Find the maximum speed of a particle whose velocity, $\mathbf v$ m/s at time t seconds is given by: $$v=2\mathbf isin(t)+\mathbf jcos(t)+3\mathbf k, t\ge0$$
How do I solve this? I tried differentiating and equating to zero but I don't know if it's a valid approach here and if it is, how to take it from there.
On
No, you have messed up the derivative.
First of all, you should have written the velocity as $$v=2\sin(t)\mathbf {\hat i}+\cos(t)\mathbf {\hat j}+3\mathbf {\hat k}$$ according to the conventional notation and not $$v=2\sin(t\mathbf i)+\cos(t\mathbf j)+3\mathbf k$$ where you seem to take the $\sin$ or $\cos$ of a vector.
Secondly, the derivative of a vector of the form $$\vec r=a\mathbf {\hat i}+b\mathbf {\hat j}+c\mathbf {\hat k}$$ is generally expressed as $$\frac{d\vec r}{dt}=\frac{da}{dt}\mathbf {\hat i}+\frac{db}{dt}\mathbf {\hat j}+\frac{dc}{dt}\mathbf {\hat k}$$ A vector is not like a constant, you just do not differentiate it.
So as you can now calculate, $$\frac{dv}{dt}=2\cos (t)\mathbf {\hat i}-\sin (t)\mathbf {\hat j}+0\cdot \mathbf {\hat k}$$ or $$\frac{dv}{dt}=2\cos (t)\mathbf {\hat i}-\sin (t)\mathbf {\hat j}$$
Last but not the least, the question asks for the maximum speed and not the maximum velocity.
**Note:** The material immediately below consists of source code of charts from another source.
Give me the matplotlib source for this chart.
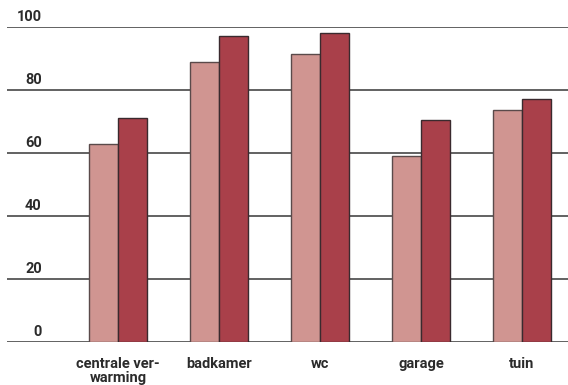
import numpy as np
import matplotlib
matplotlib.use("Agg")
import matplotlib.pyplot as plt

plt.rcParams['font.family'] = ['Roboto', 'DejaVu Sans']

categories = ['centrale ver-\nwarming', 'badkamer', 'wc', 'garage', 'tuin']
series_a = [63, 89, 91.5, 59, 73.5]
series_b = [71, 97, 98, 70.5, 77]
yticks = [0, 20, 40, 60, 80, 100]

light = '#d09591'
dark = '#a9404a'
grid_col = '#555555'
txt_col = '#2b2b2b'

fig = plt.figure(figsize=(5.68, 3.85), dpi=100)
ax = fig.add_axes([7/568, 1 - 342/385, 1 - 7/568, (342 - 27)/385])

x = np.arange(len(categories))
w = 0.287

for t in yticks:
    ax.axhline(t, color=grid_col, lw=1.3, zorder=1)
    ax.text(0.062, t + 0.8, str(t), transform=ax.get_yaxis_transform(),
            ha='right', va='bottom', fontsize=10.5, fontweight='bold', color=txt_col)

ax.bar(x - w/2, series_a, w, color=light, edgecolor='#5a4a4a', linewidth=1.0, zorder=2)
ax.bar(x + w/2, series_b, w, color=dark, edgecolor='#3a2a2e', linewidth=1.0, zorder=2)

ax.set_xlim(-1.1, 4.455)
ax.set_ylim(0, 100)
ax.set_yticks([])
ax.set_xticks(x)
ax.set_xticklabels(categories, fontsize=10.5, fontweight='bold', color=txt_col,
                   linespacing=1.0)
ax.tick_params(axis='x', length=0, pad=11)
for s in ax.spines.values():
    s.set_visible(False)

fig.savefig('out.png', dpi=100)
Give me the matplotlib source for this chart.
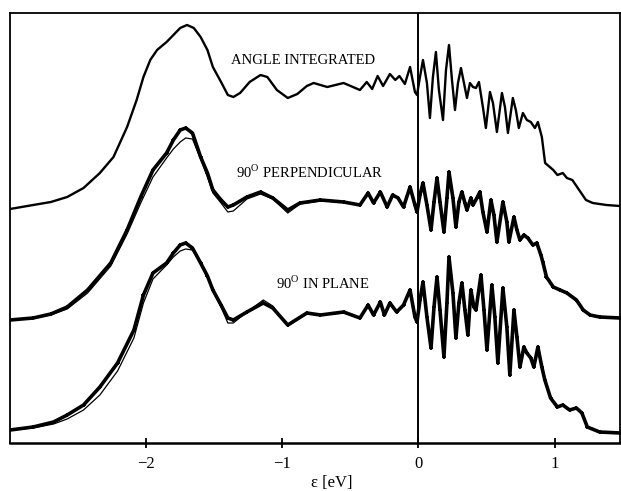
import matplotlib
matplotlib.use("Agg")
import matplotlib.pyplot as plt

plt.rcParams['font.family'] = ['Liberation Serif', 'DejaVu Serif']
plt.rcParams['mathtext.fontset'] = 'custom'
plt.rcParams['mathtext.rm'] = 'Liberation Serif'

# ---- data (energy in eV, intensity in arbitrary units) ----
top_x = [-3.00, -2.83, -2.70, -2.58, -2.46, -2.34, -2.24, -2.14, -2.07, -2.02, -1.97, -1.92, -1.85,
         -1.80, -1.75, -1.70, -1.65, -1.60, -1.55, -1.51, -1.45, -1.40, -1.36, -1.31, -1.24, -1.16,
         -1.11, -1.04, -0.96, -0.89, -0.82, -0.77, -0.67, -0.55, -0.43, -0.38, -0.34, -0.30, -0.26,
         -0.21, -0.17, -0.14, -0.10, -0.062, -0.026, -0.011, 0.011, 0.033, 0.062, 0.084, 0.106,
         0.128, 0.150, 0.180, 0.202, 0.224, 0.246, 0.268, 0.290, 0.312, 0.334, 0.356, 0.378, 0.400,
         0.422, 0.444, 0.473, 0.495, 0.525, 0.547, 0.576, 0.613, 0.635, 0.657, 0.693, 0.715, 0.737,
         0.767, 0.796, 0.825, 0.855, 0.877, 0.906, 0.93, 0.99, 1.02, 1.06, 1.09, 1.13, 1.18, 1.23,
         1.28, 1.38, 1.48]
top_y = [234, 238, 241, 246, 255, 270, 286, 316, 343, 366, 383, 393, 401,
         408, 415, 418, 415, 406, 393, 376, 361, 348, 346, 350, 361, 368,
         366, 353, 345, 349, 357, 360, 356, 360, 353, 361, 354, 367, 357,
         369, 363, 367, 359, 376, 351, 348, 366, 383, 360, 325, 366,
         391, 353, 323, 373, 398, 363, 333, 360, 375, 360, 345, 360, 356,
         355, 361, 336, 315, 351, 340, 311, 350, 336, 310, 345, 333, 315,
         330, 323, 321, 315, 321, 306, 280, 273, 268, 270, 265, 263, 253, 243,
         240, 238, 237]

perp_x = [-3.00, -2.83, -2.70, -2.58, -2.43, -2.26, -2.14, -2.04, -1.95, -1.85, -1.80, -1.75, -1.71,
          -1.66, -1.60, -1.55, -1.51, -1.45, -1.40, -1.36, -1.26, -1.16, -1.07, -0.96, -0.87, -0.72,
          -0.55, -0.43, -0.37, -0.33, -0.28, -0.23, -0.19, -0.15, -0.11, -0.062, -0.026, -0.011,
          0.011, 0.033, 0.062, 0.092, 0.114, 0.136, 0.158, 0.187, 0.209, 0.224, 0.253, 0.275, 0.297,
          0.319, 0.341, 0.356, 0.385, 0.400, 0.429, 0.451, 0.473, 0.503, 0.532, 0.554, 0.576, 0.620,
          0.649, 0.664, 0.701, 0.723, 0.745, 0.774, 0.803, 0.840, 0.869, 0.899, 0.913, 0.94, 0.99,
          1.04, 1.09, 1.16, 1.21, 1.26, 1.33, 1.48]
perp_y = [123, 125, 129, 136, 153, 180, 213, 246, 273, 290, 303, 313, 315,
          310, 286, 270, 253, 243, 236, 238, 246, 251, 245, 233, 240, 243,
          241, 238, 250, 240, 251, 236, 248, 245, 236, 256, 238, 231,
          248, 260, 238, 213, 241, 265, 241, 211, 245, 271, 245, 216, 241,
          251, 240, 233, 245, 238, 245, 251, 231, 211, 243, 228, 201, 241,
          221, 201, 226, 213, 203, 208, 205, 198, 200, 188, 181, 166, 156,
          153, 150, 143, 133, 128, 126, 125]
perp_fit = [123, 125, 128, 134, 150, 177, 209, 240, 266, 285, 294, 301, 305,
            304, 284, 266, 250, 240, 231, 232, 244, 249, 244, 230, 239, 242,
            241, 238, 249, 240, 250, 237, 247, 245, 237, 255, 238, 232,
            247, 258, 238, 216, 241, 263, 241, 214, 245, 268, 245, 219, 241,
            250, 240, 234, 245, 238, 245, 250, 232, 214, 242, 228, 205, 240,
            221, 204, 225, 213, 205, 208, 205, 198, 200, 188, 181, 166, 156,
            153, 150, 143, 133, 128, 126, 125]

plane_x = [-3.00, -2.83, -2.68, -2.58, -2.46, -2.34, -2.21, -2.09, -2.02, -1.95, -1.85, -1.80, -1.75,
           -1.71, -1.66, -1.60, -1.55, -1.51, -1.45, -1.40, -1.36, -1.26, -1.14, -1.07, -0.96, -0.82,
           -0.72, -0.55, -0.43, -0.37, -0.33, -0.28, -0.25, -0.21, -0.16, -0.11, -0.062, -0.026,
           -0.011, 0.011, 0.033, 0.062, 0.092, 0.114, 0.136, 0.158, 0.187, 0.209, 0.224, 0.253, 0.275,
           0.297, 0.319, 0.341, 0.363, 0.385, 0.407, 0.422, 0.459, 0.481, 0.503, 0.539, 0.561, 0.583,
           0.620, 0.649, 0.671, 0.701, 0.723, 0.745, 0.774, 0.796, 0.825, 0.847, 0.877, 0.906, 0.928,
           0.97, 1.02, 1.06, 1.11, 1.16, 1.20, 1.24, 1.33, 1.48]
plane_y = [13, 16, 21, 28, 38, 56, 80, 113, 148, 170, 180, 190, 198,
           200, 195, 180, 167, 153, 138, 125, 123, 131, 140, 135, 118, 130,
           128, 131, 125, 138, 128, 141, 128, 140, 131, 138, 153, 126,
           121, 143, 161, 126, 95, 136, 166, 133, 86, 140, 186, 150, 105,
           140, 160, 133, 108, 153, 136, 133, 168, 133, 93, 158, 126, 80,
           155, 116, 68, 133, 106, 76, 96, 90, 85, 76, 96, 76, 63,
           45, 36, 38, 33, 35, 30, 16, 11, 10]
plane_fit = [13, 15, 19, 24, 33, 48, 72, 105, 140, 164, 178, 186, 192,
             194, 193, 181, 167, 152, 136, 120, 120, 131, 143, 137, 117, 129,
             128, 130, 125, 137, 128, 140, 129, 139, 131, 137, 152, 127,
             123, 142, 159, 127, 98, 136, 164, 134, 89, 140, 183, 150, 108,
             140, 158, 134, 110, 152, 136, 134, 166, 134, 96, 156, 127, 83,
             153, 117, 71, 131, 107, 79, 96, 90, 85, 77, 95, 76, 63,
             45, 36, 38, 33, 35, 30, 16, 11, 10]

labels = ["ANGLE INTEGRATED", "90$^{\\mathrm{O}}$ PERPENDICULAR", "90$^{\\mathrm{O}}$ IN PLANE"]
label_pos = [(-0.85, 383), (-0.80, 271), (-0.70, 160)]
xticks = [-2, -1, 0, 1]

# ---- figure ----
fig = plt.figure(figsize=(6.21, 4.91), dpi=100)
ax = fig.add_axes([10 / 621, 48 / 491, 610 / 621, 430 / 491])

ax.plot(top_x, top_y, color='black', lw=1.7, solid_joinstyle='round')

ax.plot(perp_x, perp_y, color='black', lw=2.6, marker='+', ms=3.5, mew=1.2,
        solid_joinstyle='round')
ax.plot(perp_x, perp_fit, color='black', lw=0.9)

ax.plot(plane_x, plane_y, color='black', lw=2.6, marker='+', ms=3.5, mew=1.2,
        solid_joinstyle='round')
ax.plot(plane_x, plane_fit, color='black', lw=0.9)

ax.axvline(0, color='black', lw=1.4)

for txt, (x, y) in zip(labels, label_pos):
    ax.text(x, y, txt, ha='center', va='center', fontsize=10.5)

ax.set_xlim(-3.0, 1.48)
ax.set_ylim(0, 430)
ax.set_xticks(xticks)
ax.set_xticklabels(["\u22122", "\u22121", "0", "1"])
ax.set_yticks([])
ax.tick_params(axis='x', direction='inout', length=7, width=1.3, labelsize=12, pad=6)
for s in ax.spines.values():
    s.set_linewidth(1.3)
ax.spines['bottom'].set_linewidth(1.8)
ax.set_xlabel("\u03b5 [eV]", fontsize=12, labelpad=1)
ax.xaxis.set_label_coords(0.527, -0.075)

fig.savefig("out.png", dpi=100)
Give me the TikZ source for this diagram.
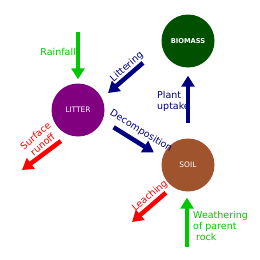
\documentclass[tikz,border=0pt]{standalone}
\usepackage{fontspec}
\setmainfont{DejaVu Sans}
\usetikzlibrary{arrows.meta}
\definecolor{mautim}{RGB}{128,0,128}
\definecolor{mauxanhdam}{RGB}{0,80,0}
\definecolor{maunau}{RGB}{160,84,45}
\definecolor{mauxanhla}{RGB}{0,200,0}
\definecolor{mauxanhnavy}{RGB}{0,0,128}
\definecolor{maudo}{RGB}{255,0,0}
\begin{document}
\begin{tikzpicture}[x=1pt, y=-1pt, line join=round,
	hinhtron/.style={circle, minimum size=53pt, inner sep=0pt, text=white, font=\fontsize{7.5}{9}\selectfont},
	muiten/.style={line width=4.5pt, -{Triangle[width=13pt,length=11pt]}},
	nhan/.style={font=\fontsize{9.5}{11}\selectfont, inner sep=0pt}]
	\useasboundingbox (0,0) rectangle (260,260);
	% Vẽ các hình tròn
	\node[hinhtron, fill=mautim] (litter) at (78,110) {LITTER};
	\node[hinhtron, fill=mauxanhdam, font=\fontsize{6.7}{8}\selectfont\bfseries] (biomass) at (188,41) {BIOMASS};
	\node[hinhtron, fill=maunau] (soil) at (188,165) {SOIL};
	% Các điểm mút tự do
	\coordinate (rain) at (78,32);
	\coordinate (runoff) at (22,170);
	\coordinate (leach) at (132,222);
	\coordinate (rock) at (187,247);
	% Vẽ các mũi tên
	\draw[muiten, mauxanhla, shorten >=4pt] (rain) -- (litter);
	\draw[muiten, mauxanhnavy, shorten <=25pt, shorten >=8pt] (biomass.192) -- (litter.26);
	\draw[muiten, mauxanhnavy, shorten <=13pt, shorten >=10pt] (litter.-23) -- (soil.164);
	\draw[muiten, mauxanhnavy, shorten <=15pt, shorten >=8pt] (soil) -- (biomass);
	\draw[muiten, maudo, shorten <=10pt] (litter.250) -- (runoff);
	\draw[muiten, maudo, shorten <=9pt] (soil.235) -- (leach);
	\draw[muiten, mauxanhla, shorten >=6pt] (rock) -- (soil.south -| rock);
	% Kí hiệu các dòng
	\node[nhan, mauxanhla, anchor=east] (rainfall) at (76,52) {Rainfall};
	\node[nhan, mauxanhnavy, rotate=41] (littering) at (127,67) {Littering};
	\node[nhan, mauxanhnavy, rotate=-32] (decomp) at (141,131) {Decomposition};
	\node[nhan, mauxanhnavy, anchor=north west, align=left] (uptake) at (157,91) {Plant\\uptake};
	\node[nhan, maudo, rotate=40, align=center] (surface) at (39,140) {Surface\\runoff};
	\node[nhan, maudo, rotate=40] (leaching) at (150,196) {Leaching};
	\node[nhan, mauxanhla, anchor=north west, align=left] (weather) at (193,211) {Weathering\\of parent\\\hspace{0.3em}rock};
\end{tikzpicture}
\end{document}
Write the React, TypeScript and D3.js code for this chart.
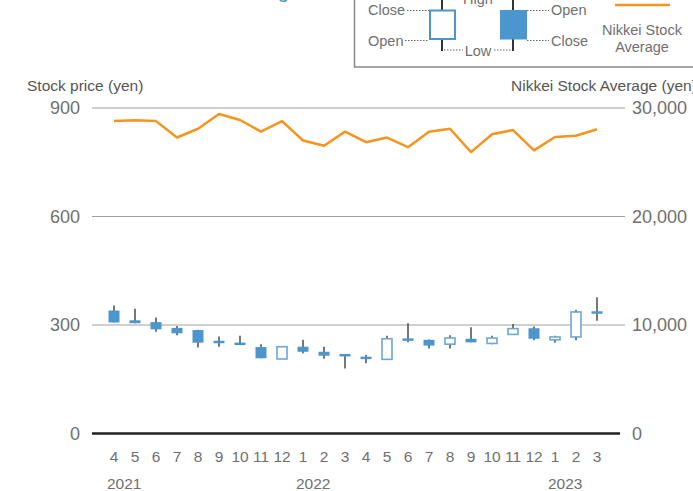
import React from "react";
import * as d3 from "d3";

const periods = ["2021-04","2021-05","2021-06","2021-07","2021-08","2021-09","2021-10","2021-11","2021-12","2022-01","2022-02","2022-03","2022-04","2022-05","2022-06","2022-07","2022-08","2022-09","2022-10","2022-11","2022-12","2023-01","2023-02","2023-03"];
const monthLabels = ["4","5","6","7","8","9","10","11","12","1","2","3","4","5","6","7","8","9","10","11","12","1","2","3"];
const yearLabels = [{ at: "2021-04", text: "2021" }, { at: "2022-01", text: "2022" }, { at: "2023-01", text: "2023" }];
const openValues = [340,313,308,292,286,254,251,239,206,240,226,219,212,205,262,259,247,262,249,274,291,259,267,336];
const highValues = [354,345,321,297,287,268,270,247,241,259,240,219,217,270,305,260,272,294,270,303,296,270,342,377];
const lowValues = [307,305,281,272,238,240,245,208,206,222,207,180,194,205,252,235,235,252,247,274,258,251,258,312];
const closeValues = [307,305,288,277,251,252,245,208,240,226,215,214,206,262,257,243,264,252,264,290,262,267,336,333];
const nikkeiValues = [28812,28860,28791,27283,28089,29452,28892,27821,28791,27001,26526,27821,26847,27279,26393,27801,28091,25937,27587,27968,26094,27327,27445,28041];
const leftTicks = [0,300,600,900];
const rightTicks = [0,10000,20000,30000];

const FONT = "'Liberation Sans', Arial, sans-serif";
const BLUE = "#4b97cd";
const ORANGE = "#f7941d";
const TXT = "#707070";

export default function App() {
  const x = d3.scaleBand<string>().domain(periods).range([103.5, 607.5]);
  const yL = d3.scaleLinear().domain([0, 900]).range([433.5, 108]);
  const yR = d3.scaleLinear().domain([0, 30000]).range([433.5, 108]);
  const cx = (p: string) => (x(p) as number) + x.bandwidth() / 2;
  const bodyW = 10;
  const line = d3.line<number>().x((_, i) => cx(periods[i])).y((v) => yR(v));

  return (
    <svg width={693} height={491} style={{ position: "absolute", left: 0, top: 0, background: "#fff" }} fontFamily={FONT}>
      {/* cut-off title */}
      <text x={289} y={-2} textAnchor="end" fontSize={20} fill={BLUE}>Stock Price Trading</text>

      {/* legend */}
      <g>
        <rect x={354.5} y={-10} width={400} height={77} fill="#fff" stroke="#888" strokeWidth={1.5} />
        <g fontSize={14.5} fill={TXT}>
          <text x={368} y={15}>Close</text>
          <text x={368} y={46}>Open</text>
          <text x={551} y={15}>Open</text>
          <text x={551} y={46}>Close</text>
          <text x={478} y={56} textAnchor="middle">Low</text>
          <text x={478} y={4} textAnchor="middle">High</text>
          <text x={642} y={35} textAnchor="middle">Nikkei Stock</text>
          <text x={642} y={52} textAnchor="middle">Average</text>
        </g>
        <g stroke="#666" strokeWidth={1} strokeDasharray="1.5,1.5">
          <line x1={407} x2={429} y1={10.5} y2={10.5} />
          <line x1={405} x2={429} y1={40.5} y2={40.5} />
          <line x1={527} x2={549} y1={10.5} y2={10.5} />
          <line x1={527} x2={549} y1={40.5} y2={40.5} />
          <line x1={444} x2={463} y1={50} y2={50} />
          <line x1={494} x2={512} y1={50} y2={50} />
        </g>
        <g stroke="#333" strokeWidth={2}>
          <line x1={442} x2={442} y1={-2} y2={10} />
          <line x1={442} x2={442} y1={39} y2={51} />
          <line x1={513} x2={513} y1={-2} y2={10} />
          <line x1={513} x2={513} y1={39} y2={51} />
        </g>
        <rect x={430} y={10.5} width={25} height={28.5} fill="#fff" stroke={BLUE} strokeWidth={2} />
        <rect x={500} y={10} width={27} height={29.5} fill={BLUE} />
        <line x1={615} x2={670} y1={5} y2={5} stroke={ORANGE} strokeWidth={2.5} />
      </g>

      {/* axis titles */}
      <text x={27} y={91} fontSize={15.5} fill="#555">Stock price (yen)</text>
      <text x={511} y={91} fontSize={15.5} fill="#555">Nikkei Stock Average (yen)</text>

      {/* grid */}
      {leftTicks.filter((t) => t > 0).map((t) => (
        <line key={t} x1={92} x2={625} y1={yL(t)} y2={yL(t)} stroke="#a0a0a0" strokeWidth={1} />
      ))}
      <line x1={92} x2={620} y1={yL(0)} y2={yL(0)} stroke="#222" strokeWidth={2.5} />

      {/* left tick labels */}
      {leftTicks.map((t) => (
        <text key={t} x={80} y={yL(t)} dy="0.36em" textAnchor="end" fontSize={18} fill={TXT}>{d3.format(",")(t)}</text>
      ))}
      {rightTicks.map((t) => (
        <text key={t} x={632} y={yR(t)} dy="0.36em" textAnchor="start" fontSize={18} fill={TXT}>{d3.format(",")(t)}</text>
      ))}

      {/* x labels */}
      {periods.map((p, i) => (
        <text key={p} x={cx(p)} y={462} textAnchor="middle" fontSize={15.5} fill={TXT}>{monthLabels[i]}</text>
      ))}
      {yearLabels.map((y) => (
        <text key={y.text} x={cx(y.at) - 7} y={489} fontSize={15.5} fill={TXT}>{y.text}</text>
      ))}

      {/* candles */}
      {periods.map((p, i) => {
        const o = openValues[i], c = closeValues[i], h = highValues[i], l = lowValues[i];
        const up = c > o;
        const top = yL(Math.max(o, c));
        const bot = yL(Math.min(o, c));
        const hgt = Math.max(bot - top, 2.5);
        const mid = (top + bot) / 2;
        const bTop = mid - hgt / 2;
        const xc = cx(p);
        return (
          <g key={p}>
            <line x1={xc} x2={xc} y1={yL(h)} y2={yL(l)} stroke="#555" strokeWidth={1.6} />
            {up ? (
              <rect x={xc - bodyW / 2} y={bTop} width={bodyW} height={hgt} fill="#fff" stroke="#6aa8d8" strokeWidth={1.6} />
            ) : (
              <rect x={xc - bodyW / 2 - 0.5} y={bTop} width={bodyW + 1} height={hgt} fill={BLUE} />
            )}
          </g>
        );
      })}

      {/* Nikkei line */}
      <path d={line(nikkeiValues) as string} fill="none" stroke={ORANGE} strokeWidth={2.5} strokeLinejoin="round" />
    </svg>
  );
}
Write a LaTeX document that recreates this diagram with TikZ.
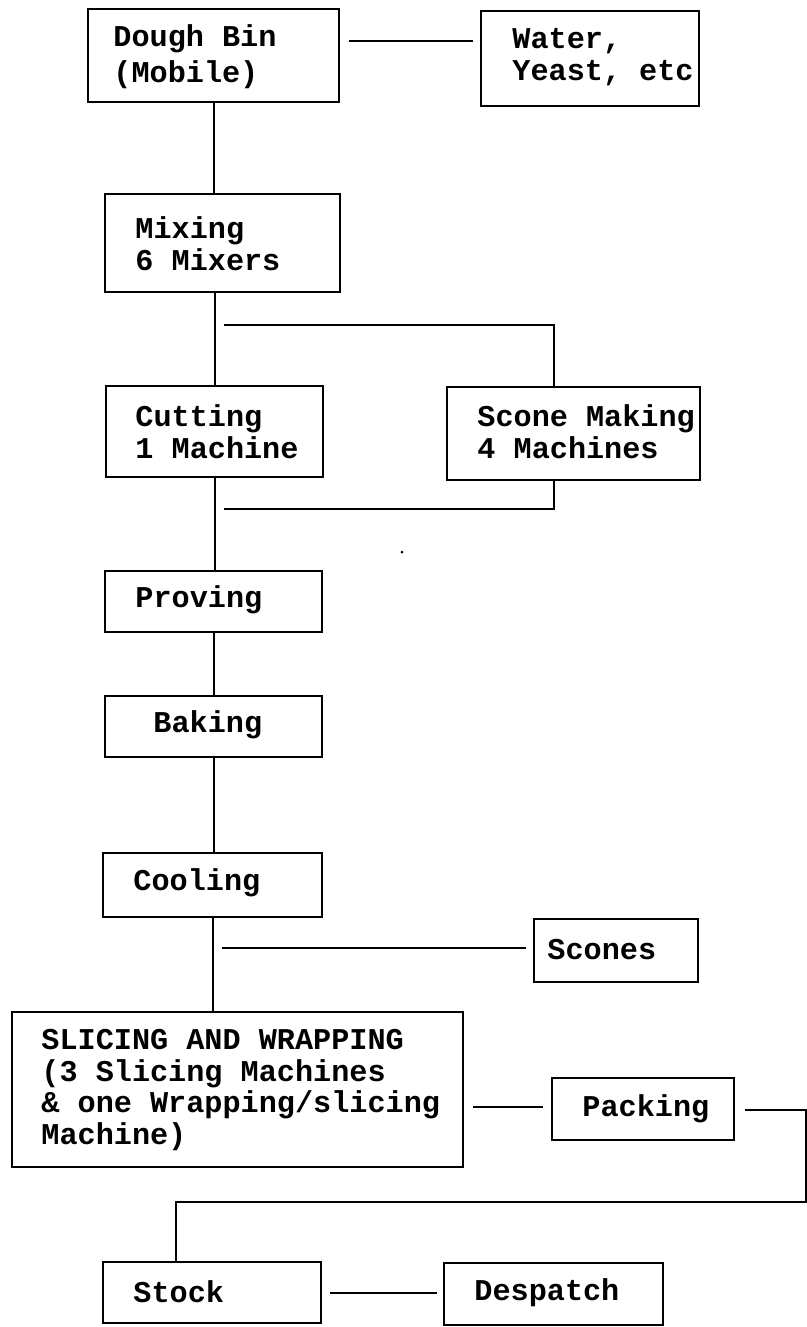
\documentclass[tikz,border=0pt]{standalone}
\usepackage{fontspec}
\setmainfont{Liberation Mono}
\newcommand\pbox[5]{%
  \pgfmathsetmacro\bw{(#4-#2)/2}%
  \pgfmathsetmacro\bh{(#5-#3)/2}%
  \node[box,minimum width=\bw pt,minimum height=\bh pt] (#1) at ({(#2+#4)/2},{(#3+#5)/2}) {};}
\begin{document}
\begin{tikzpicture}[x=0.5pt,y=-0.5pt,
  box/.style={draw, line width=1pt, inner sep=0pt},
  txt/.style={font=\bfseries\fontsize{15.1}{15.9}\selectfont, align=left, inner sep=0pt, anchor=west},
  ln/.style={line width=1pt}]
\useasboundingbox (0,0) rectangle (807,1327);
% boxes
\pbox{dough}{88}{9}{339}{102}
\pbox{water}{481}{11}{699}{106}
\pbox{mixing}{105}{194}{340}{292}
\pbox{cutting}{106}{386}{323}{477}
\pbox{scone}{447}{387}{700}{480}
\pbox{proving}{105}{571}{322}{632}
\pbox{baking}{105}{696}{322}{757}
\pbox{cooling}{103}{853}{322}{917}
\pbox{scones}{534}{919}{698}{982}
\pbox{slicing}{12}{1012}{463}{1167}
\pbox{packing}{552}{1078}{734}{1140}
\pbox{stock}{103}{1262}{321}{1323}
\pbox{despatch}{444}{1263}{663}{1325}
% texts
\node[txt] (dough-t) at (113,57) {Dough Bin\\[2pt](Mobile)};
\node[txt] (water-t) at (512,57) {Water,\\Yeast, etc};
\node[txt] (mixing-t) at (135,244) {Mixing\\6 Mixers};
\node[txt] (cutting-t) at (135,432) {Cutting\\1 Machine};
\node[txt] (scone-t) at (477,432) {Scone Making\\4 Machines};
\node[txt] (proving-t) at (135,600) {Proving};
\node[txt] (baking-t) at (153,725) {Baking};
\node[txt] (cooling-t) at (133,883) {Cooling};
\node[txt] (scones-t) at (547,950) {Scones};
\node[txt] (slicing-t) at (41,1090) {SLICING AND WRAPPING\\(3 Slicing Machines\\\& one Wrapping/slicing\\Machine)};
\node[txt] (packing-t) at (582,1109) {Packing};
\node[txt] (stock-t) at (133,1292) {Stock};
\node[txt] (despatch-t) at (474,1293) {Despatch};
% free-end coordinates
\coordinate (dw1) at (349,41);
\coordinate (dw2) at (473,41);
\coordinate (bt1) at (224,325);
\coordinate (bt2) at (554,325);
\coordinate (bb1) at (224,509);
\coordinate (bb2) at (554,509);
\coordinate (sc1) at (222,948);
\coordinate (sc2) at (526,948);
\coordinate (sp1) at (473,1107);
\coordinate (sp2) at (543,1107);
\coordinate (pk1) at (745,1110);
\coordinate (pk2) at (806,1110);
\coordinate (pk3) at (806,1202);
\coordinate (pk4) at (176,1202);
\coordinate (sd1) at (330,1293);
\coordinate (sd2) at (437,1293);
% connectors
\draw[ln] (dw1) -- (dw2);
\draw[ln] (dough.south) -- (dough.south |- mixing.north);
\draw[ln] (mixing.south -| cutting.north) -- (cutting.north);
\draw[ln] (bt1) -- (bt2) -- (bt2 |- scone.north);
\draw[ln] (cutting.south) -- (cutting.south |- proving.north);
\draw[ln] (bb1) -- (bb2) -- (bb2 |- scone.south);
\draw[ln] (proving.south) -- (baking.north);
\draw[ln] (baking.south) -- (baking.south |- cooling.north);
\draw[ln] (cooling.south) -- (cooling.south |- slicing.north);
\draw[ln] (sc1) -- (sc2);
\draw[ln] (sp1) -- (sp2);
\draw[ln] (pk1) -- (pk2) -- (pk3) -- (pk4) -- (pk4 |- stock.north);
\draw[ln] (sd1) -- (sd2);
\fill (402,552) circle (1.5);
\end{tikzpicture}
\end{document}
And speed $= |v| = \sqrt{4\sin^2(t)+\cos^2(t)+3^2} = \sqrt{3\sin^2t+10}$
Now maximise $|v|$ by calculating and equating $\frac{d|v|}{dt}=0$.
Hope this helps you.
On
$$v=2\sin(t)\mathbf i+\cos(t)\mathbf j+3\mathbf k, t\ge0$$
First find the speed, which is the norm of $v$:
$|v(t)| = \sqrt{4\sin^2 t + \cos^2 t + 9} = \sqrt{3\sin^2 t + 10}$
You now need to maximise that. It's not that difficult. First note that the square root is a monotonic, strictly increasing function. Then note that $\sin^2 t$ has a maximum value of $1$. This immediately gives the max. speed as $\sqrt {13}$
Hint: Speed is the magnitude of the velocity. So if the velocity is $$v(t) =(2\sin t,\cos t, 3)$$ then the speed is $$f(t)=|v(t)|=\sqrt{4\sin^2 t +\cos^2 t + 9}=\sqrt{10+3\sin^2 t}$$ using the facts that $|(a,b,c)|^2=a^2+b^2+c^2$ and $\sin^2 t+\cos^2 t=1$.
Now you have a real-valued function to maximize on $[0,\infty)$, which is a Calculus I problem.